I’m trying to analyze resumes and job descriptions to create tag clouds and do similarity matching. The keywords in this domain are technical skills and specialized fields of study. I’ve been able to tag documents with a custom dictionary of terms and Dictionary Tagger (NE / UNKNOWN) and these appear highlighted in a document viewer. When I move to subsequent nodes like Tag Cloud, the output of the Tag Cloud never represents my custom dictionary it just shows general terms. Is this an use case where I need a custom tag set?
Is there a different way I should configure the Tag Cloud or is the a different keyword approach I should use to visualize these specialized skills?
your approach seems to be fine so far. The Tag Cloud node will show all terms though. If you want to see only the terms that you have tagged previously, you could either use the Tag Filter node to keep only terms with the NE / UNKNOWN tag or simply use the Modifiable Term Filter node. Tagger nodes like the Dictionary Tagger set tagged terms to an unmodifiable state. If you use the Modifiable Term Filter now, it will remove all untagged words, so that only the tagged ones remain and you should get the Tag Cloud that you expected.
I hope this helps.
Your method of using the tag filter yield useable results. Thank you.

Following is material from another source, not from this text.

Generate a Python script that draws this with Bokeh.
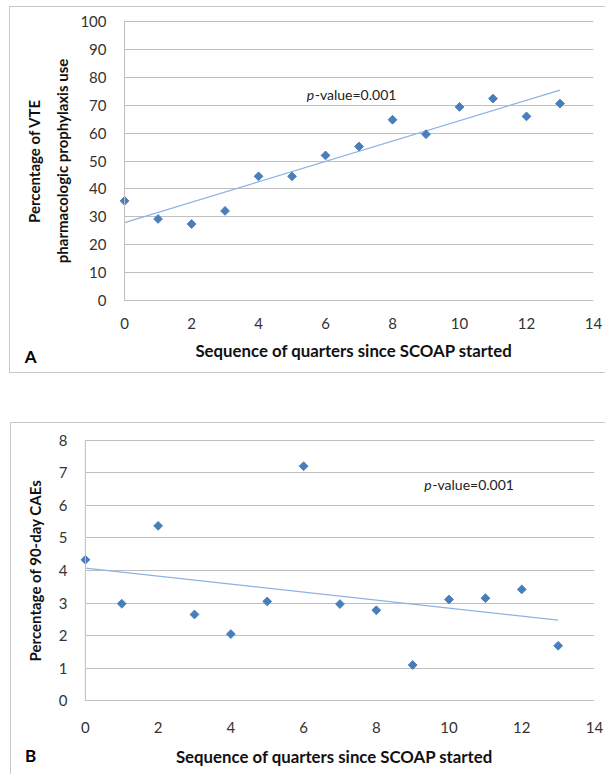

I ran a model with two different dictionaries. One produced a tag cloud with useful results and a second had some useful terms displayed but many words like “the”, “e”, “be”, and “to”, which were not dictionary terms by themselves. Any idea why this happens?
usually only the words are displayed that are tagged beforehand (if you use the Modifiable Term Filter filter node). Maybe you mixed up the columns in the configuration. Tagger and Preprocessing nodes both have an option to create a new column. It could be that you are trying to visualize the original or a partly processed column.